Celtic Must Address Obvious Squad Flaw

In the summer, after the transfer window had ended, I applauded the club for the turnaround in players. The Hoops began the rebuild with Ange, seeing 11 players coming in the door. That’s a lot of players and many fans were satisfied the club had backed the manager as well as they could have in the summer.

I thought the turnover of players and the new faces in were great, but I bemoaned the clear lack of squad depth. When I put these thoughts out onto Twitter, I was quickly told to behave and ‘what else did I want?’…Squad depth, that’s what we needed and still do.

Being branded with the ‘some fans are never happy’ moniker after my comments left me hoping I would be eating my words and that the supporters who were happy would have the last laugh on me.

If the winter break began on Sunday, they might have just about squeezed their point of view in.

Sadly, the game at St Mirren was the jumping-off point for a team running on fumes. It was very clear Ange was coming into the club to play high-intensity football. There was always going to be injuries, not to the extent we now see, but there was always going to be scope for some major call-offs.

In Paisley, we started with Moffat, Abada and Johnston as our front three. Two of these men would struggle to make the bench in a fully fit squad and that front three is a far cry from Jota, Kyogo and Forrest [Abada in his natural position].

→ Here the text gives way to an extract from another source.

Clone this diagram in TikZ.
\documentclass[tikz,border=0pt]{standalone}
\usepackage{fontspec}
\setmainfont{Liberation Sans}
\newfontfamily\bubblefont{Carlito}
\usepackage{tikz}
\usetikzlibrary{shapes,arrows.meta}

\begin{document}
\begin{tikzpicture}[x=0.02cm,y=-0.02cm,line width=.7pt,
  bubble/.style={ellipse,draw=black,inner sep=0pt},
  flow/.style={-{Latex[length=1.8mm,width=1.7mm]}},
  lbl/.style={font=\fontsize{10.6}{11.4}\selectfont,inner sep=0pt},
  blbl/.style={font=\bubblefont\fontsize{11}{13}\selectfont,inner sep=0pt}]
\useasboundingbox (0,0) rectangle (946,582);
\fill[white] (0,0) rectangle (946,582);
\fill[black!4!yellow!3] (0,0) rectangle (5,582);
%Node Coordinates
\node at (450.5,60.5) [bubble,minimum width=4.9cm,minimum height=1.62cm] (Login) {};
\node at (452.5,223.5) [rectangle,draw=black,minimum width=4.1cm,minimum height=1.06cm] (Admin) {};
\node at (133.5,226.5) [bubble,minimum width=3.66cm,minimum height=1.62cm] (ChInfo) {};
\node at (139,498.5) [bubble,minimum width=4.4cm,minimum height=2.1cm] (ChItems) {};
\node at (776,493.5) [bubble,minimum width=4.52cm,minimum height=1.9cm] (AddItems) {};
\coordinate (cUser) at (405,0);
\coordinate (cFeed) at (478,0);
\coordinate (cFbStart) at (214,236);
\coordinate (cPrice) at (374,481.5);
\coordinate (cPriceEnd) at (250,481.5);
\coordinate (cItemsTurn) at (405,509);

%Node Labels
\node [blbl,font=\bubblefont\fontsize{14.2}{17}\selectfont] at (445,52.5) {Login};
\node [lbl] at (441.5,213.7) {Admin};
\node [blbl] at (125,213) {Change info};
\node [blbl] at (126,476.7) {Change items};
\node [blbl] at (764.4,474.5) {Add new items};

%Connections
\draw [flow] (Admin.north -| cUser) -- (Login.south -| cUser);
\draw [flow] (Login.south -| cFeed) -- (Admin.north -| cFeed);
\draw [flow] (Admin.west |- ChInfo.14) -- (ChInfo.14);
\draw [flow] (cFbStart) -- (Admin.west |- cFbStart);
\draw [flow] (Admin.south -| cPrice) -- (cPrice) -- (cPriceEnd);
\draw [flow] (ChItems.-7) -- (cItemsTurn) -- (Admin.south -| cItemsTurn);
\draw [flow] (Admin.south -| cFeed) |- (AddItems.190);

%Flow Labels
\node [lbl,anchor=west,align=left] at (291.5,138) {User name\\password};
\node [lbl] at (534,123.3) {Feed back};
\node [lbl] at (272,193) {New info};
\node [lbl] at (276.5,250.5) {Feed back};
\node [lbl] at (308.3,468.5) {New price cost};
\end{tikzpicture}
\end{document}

Had Celtic been at full strength or even close to full strength, I have no doubt they would have beaten St Mirren. The Bhoys still had chances in the game to win but the quality and composure weren’t there.

It was prevalent after the Bayer Leverkusen away game, the chasm in quality between our first team players and our fringe bhoys is wide. The game in Paisley only backed up that assertion.

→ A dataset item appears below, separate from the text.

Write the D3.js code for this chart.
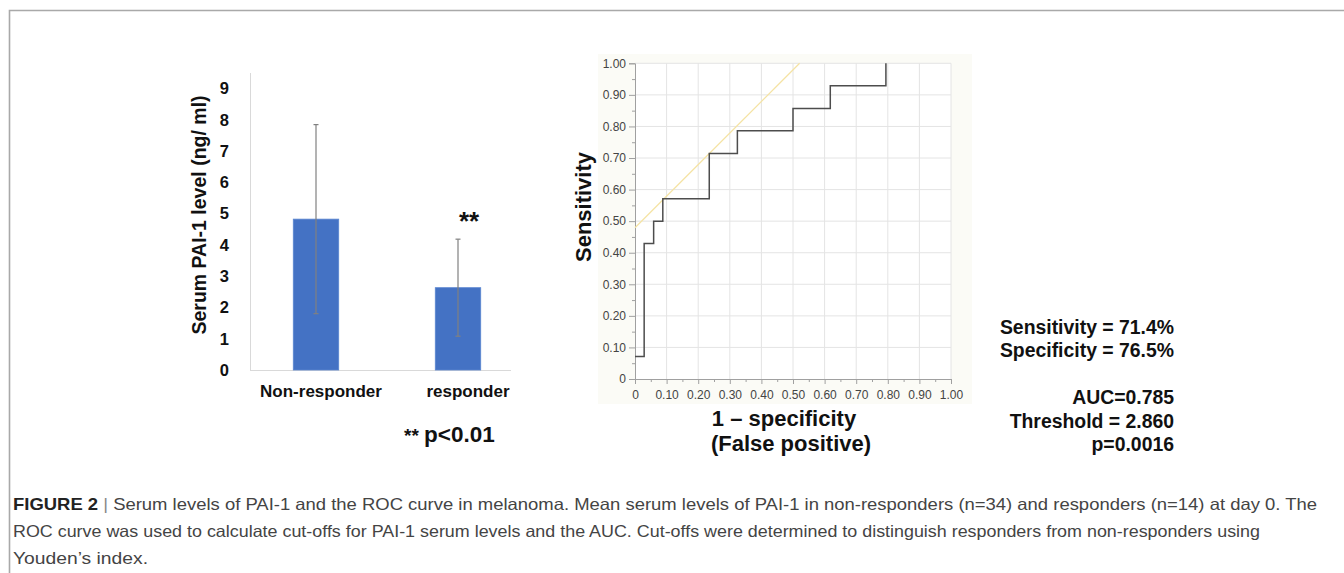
<!DOCTYPE html>
<html>
<head>
<meta charset="utf-8">
<script src="https://cdn.jsdelivr.net/npm/d3@7"></script>
<style>
  body { margin: 0; background: #fff; }
  svg { display: block; font-family: Arial, 'Liberation Sans', sans-serif; }
</style>
</head>
<body>
<div id="chart"></div>
<script>
// bar chart data (mean +/- SD)
var groups = ['Non-responder', 'responder'];
var means = [4.82, 2.63];
var sds = [3.02, 1.55];
var barTicks = [0, 1, 2, 3, 4, 5, 6, 7, 8, 9];

// ROC curve (1 - specificity, sensitivity)
var rocFpr = [0, 0.029, 0.059, 0.088, 0.235, 0.324, 0.5, 0.618, 0.794];
var rocTpr = [0.071, 0.429, 0.5, 0.571, 0.714, 0.786, 0.857, 0.929, 1.0];
var rocTicks = [0, 0.1, 0.2, 0.3, 0.4, 0.5, 0.6, 0.7, 0.8, 0.9, 1.0];
var cutFpr = 0.235;
var cutTpr = 0.714;

var statLines = ['Sensitivity = 71.4%', 'Specificity = 76.5%', '', 'AUC=0.785', 'Threshold = 2.860', 'p=0.0016'];
var captionLines = [
  'Serum levels of PAI-1 and the ROC curve in melanoma. Mean serum levels of PAI-1 in non-responders (n=34) and responders (n=14) at day 0. The',
  'ROC curve was used to calculate cut-offs for PAI-1 serum levels and the AUC. Cut-offs were determined to distinguish responders from non-responders using',
  'Youden\u2019s index.'
];

var width = 1344;
var height = 573;

var svg = d3.select('#chart').append('svg')
  .attr('width', width)
  .attr('height', height);

// figure frame
svg.append('path')
  .attr('d', 'M9.5,573 L9.5,10.5 L1344,10.5')
  .attr('fill', 'none')
  .attr('stroke', '#a9a9a9')
  .attr('stroke-width', 1.6);

drawBars(svg);
drawRoc(svg);
drawStats(svg);
drawCaption(svg);

// ---------- bar chart ----------
function drawBars(dom) {
  var g = dom.append('g');
  var x = d3.scaleBand()
    .domain(groups)
    .range([245, 529])
    .paddingInner(0.68)
    .paddingOuter(0.34);
  var y = d3.scaleLinear().domain([0, 9]).range([370, 88.3]);

  g.append('line')
    .attr('x1', 250.5).attr('x2', 250.5)
    .attr('y1', 73).attr('y2', y(0))
    .attr('stroke', '#d9d9d9');
  g.append('line')
    .attr('x1', 250).attr('x2', 511)
    .attr('y1', y(0) + 0.5).attr('y2', y(0) + 0.5)
    .attr('stroke', '#d9d9d9');

  g.selectAll('text.ytick')
    .data(barTicks)
    .enter().append('text')
    .attr('class', 'ytick')
    .attr('x', 229)
    .attr('y', function (d) { return y(d); })
    .attr('dy', '0.36em')
    .attr('text-anchor', 'end')
    .style('font-size', '16.5px')
    .style('font-weight', 'bold')
    .attr('fill', '#111')
    .text(function (d) { return d; });

  g.selectAll('rect.bar')
    .data(groups)
    .enter().append('rect')
    .attr('class', 'bar')
    .attr('x', function (d) { return x(d); })
    .attr('width', x.bandwidth())
    .attr('y', function (d, i) { return y(means[i]); })
    .attr('height', function (d, i) { return y(0) - y(means[i]); })
    .attr('fill', '#4472c4')
    .attr('stroke', '#5a86d0')
    .attr('stroke-width', 0.8);

  // error bars
  var err = g.selectAll('g.err')
    .data(groups)
    .enter().append('g')
    .attr('class', 'err')
    .attr('stroke', '#808080')
    .attr('stroke-width', 1.2);
  err.append('line')
    .attr('x1', function (d) { return x(d) + x.bandwidth() / 2; })
    .attr('x2', function (d) { return x(d) + x.bandwidth() / 2; })
    .attr('y1', function (d, i) { return y(means[i] + sds[i]); })
    .attr('y2', function (d, i) { return y(means[i] - sds[i]); });
  [1, -1].forEach(function (s) {
    err.append('line')
      .attr('x1', function (d) { return x(d) + x.bandwidth() / 2 - 2.5; })
      .attr('x2', function (d) { return x(d) + x.bandwidth() / 2 + 2.5; })
      .attr('y1', function (d, i) { return y(means[i] + s * sds[i]); })
      .attr('y2', function (d, i) { return y(means[i] + s * sds[i]); });
  });

  // category labels
  var labelX = [321, 468];
  g.selectAll('text.cat')
    .data(groups)
    .enter().append('text')
    .attr('class', 'cat')
    .attr('x', function (d, i) { return labelX[i]; })
    .attr('y', 397)
    .attr('text-anchor', 'middle')
    .style('font-size', '17px')
    .style('font-weight', 'bold')
    .attr('fill', '#111')
    .text(function (d) { return d; });

  g.append('text')
    .attr('transform', 'translate(206,' + 215 + ') rotate(-90)')
    .attr('text-anchor', 'middle')
    .style('font-size', '19.5px')
    .style('font-weight', 'bold')
    .attr('fill', '#111')
    .text('Serum PAI-1 level (ng/ ml)');

  g.append('text')
    .attr('x', 469)
    .attr('y', 230)
    .attr('text-anchor', 'middle')
    .style('font-size', '26px')
    .style('font-weight', 'bold')
    .attr('fill', '#111')
    .text('**');

  g.append('text')
    .attr('x', 404)
    .attr('y', 442)
    .style('font-weight', 'bold')
    .attr('fill', '#111')
    .call(function (t) {
      t.append('tspan').style('font-size', '19px').text('** ');
      t.append('tspan').style('font-size', '22.5px').text('p<0.01');
    });
}

// ---------- ROC curve ----------
function drawRoc(dom) {
  var g = dom.append('g');
  var x = d3.scaleLinear().domain([0, 1]).range([635, 951]);
  var y = d3.scaleLinear().domain([0, 1]).range([379, 63.3]);
  var fmt = function (d) { return d === 0 ? '0' : d3.format('.2f')(d); };
  var minor = d3.range(0.05, 1, 0.1);

  g.append('rect')
    .attr('x', 598).attr('y', 54)
    .attr('width', 374).attr('height', 350)
    .attr('fill', '#fbfbf6');
  g.append('rect')
    .attr('x', x(0)).attr('y', y(1))
    .attr('width', x(1) - x(0)).attr('height', y(0) - y(1))
    .attr('fill', '#fff');

  // grid
  g.selectAll('line.vg')
    .data(rocTicks.slice(1))
    .enter().append('line')
    .attr('x1', function (d) { return x(d); })
    .attr('x2', function (d) { return x(d); })
    .attr('y1', y(0)).attr('y2', y(1))
    .attr('stroke', '#e4e4e4');
  g.selectAll('line.hg')
    .data(rocTicks.slice(1))
    .enter().append('line')
    .attr('y1', function (d) { return y(d); })
    .attr('y2', function (d) { return y(d); })
    .attr('x1', x(0)).attr('x2', x(1))
    .attr('stroke', '#e4e4e4');

  // axes
  var yAxis = d3.axisLeft(y).tickValues(rocTicks).tickFormat(fmt).tickSize(6).tickPadding(3);
  var xAxis = d3.axisBottom(x).tickValues(rocTicks).tickFormat(fmt).tickSize(5).tickPadding(6);
  var ya = g.append('g').attr('transform', 'translate(' + x(0) + ',0)').call(yAxis);
  var xa = g.append('g').attr('transform', 'translate(0,' + y(0) + ')').call(xAxis);
  [ya, xa].forEach(function (a) {
    a.select('.domain').attr('stroke', '#a0a0a0');
    a.selectAll('.tick line').attr('stroke', '#a0a0a0');
    a.selectAll('.tick text')
      .style('font-size', '12px')
      .style('font-family', "'Liberation Sans', Arial, sans-serif")
      .attr('fill', '#444');
  });
  g.append('g').attr('transform', 'translate(' + x(0) + ',0)')
    .call(d3.axisLeft(y).tickValues(minor).tickFormat('').tickSize(3))
    .call(function (a) {
      a.select('.domain').remove();
      a.selectAll('.tick line').attr('stroke', '#a0a0a0');
    });
  g.append('g').attr('transform', 'translate(0,' + y(0) + ')')
    .call(d3.axisBottom(x).tickValues(minor).tickFormat('').tickSize(3))
    .call(function (a) {
      a.select('.domain').remove();
      a.selectAll('.tick line').attr('stroke', '#a0a0a0');
    });

  // Youden tangent line through the cut-off
  var intercept = cutTpr - cutFpr;
  g.append('line')
    .attr('x1', x(0)).attr('y1', y(intercept))
    .attr('x2', x(1 - intercept)).attr('y2', y(1))
    .attr('stroke', '#f5e3a3')
    .attr('stroke-width', 1.3);

  var line = d3.line()
    .x(function (d, i) { return x(rocFpr[i]); })
    .y(function (d, i) { return y(rocTpr[i]); })
    .curve(d3.curveStepAfter);
  g.append('path')
    .attr('d', line(rocFpr))
    .attr('fill', 'none')
    .attr('stroke', '#4d4d4d')
    .attr('stroke-width', 1.5);

  g.append('text')
    .attr('transform', 'translate(591,207) rotate(-90)')
    .attr('text-anchor', 'middle')
    .style('font-size', '22px')
    .style('font-weight', 'bold')
    .attr('fill', '#111')
    .text('Sensitivity');

  g.append('text')
    .attr('x', 784).attr('y', 426)
    .attr('text-anchor', 'middle')
    .style('font-size', '22px')
    .style('font-weight', 'bold')
    .attr('fill', '#111')
    .text('1 \u2013 specificity');
  g.append('text')
    .attr('x', 791).attr('y', 451)
    .attr('text-anchor', 'middle')
    .style('font-size', '22px')
    .style('font-weight', 'bold')
    .attr('fill', '#111')
    .text('(False positive)');
}

// ---------- statistics text ----------
function drawStats(dom) {
  dom.append('g').selectAll('text')
    .data(statLines)
    .enter().append('text')
    .attr('x', 1174)
    .attr('y', function (d, i) { return 334 + i * 23.4; })
    .attr('text-anchor', 'end')
    .style('font-size', '19.4px')
    .style('font-weight', 'bold')
    .attr('fill', '#111')
    .text(function (d) { return d; });
}

// ---------- caption ----------
function drawCaption(dom) {
  var lens = [1304, 1247, 135];
  var g = dom.append('g')
    .style('font-family', "'Liberation Sans Narrow', 'Liberation Sans', Arial, sans-serif")
    .style('font-size', '16.5px')
    .attr('fill', '#444');
  g.append('text')
    .attr('x', 13).attr('y', 510)
    .attr('textLength', lens[0])
    .attr('lengthAdjust', 'spacingAndGlyphs')
    .call(function (t) {
      t.append('tspan').style('font-weight', 'bold').attr('fill', '#222').text('FIGURE 2');
      t.append('tspan').attr('fill', '#888').text(' | ');
      t.append('tspan').text(captionLines[0]);
    });
  g.selectAll('text.cap')
    .data(captionLines.slice(1))
    .enter().append('text')
    .attr('class', 'cap')
    .attr('x', 13)
    .attr('y', function (d, i) { return 537 + i * 27; })
    .attr('textLength', function (d, i) { return lens[i + 1]; })
    .attr('lengthAdjust', 'spacingAndGlyphs')
    .text(function (d) { return d; });
}
</script>
</body>
</html>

We were missing Jota, Kyogo, Forrest, Turnbull, Jullien, Starfelt and Hart; that’s half a team.

In any other window, 11 players would have been more than enough. Given the club had mismanaged our playing staff to the point this kind of turnover was needed at an absolute minimum says a lot.

Our slow start in the league and the two defeats to Hearts are Livingston are the games that have effectively put us six points behind our rivals.

The board must ensure Ange gets what he wants this January. All eyes are on the St Johnstone game, it’s a must-win for Celtic against a side who know who to stifle attacking creativity.

We must regroup and refocus. We have a cup in the bag and we’re far from down and out.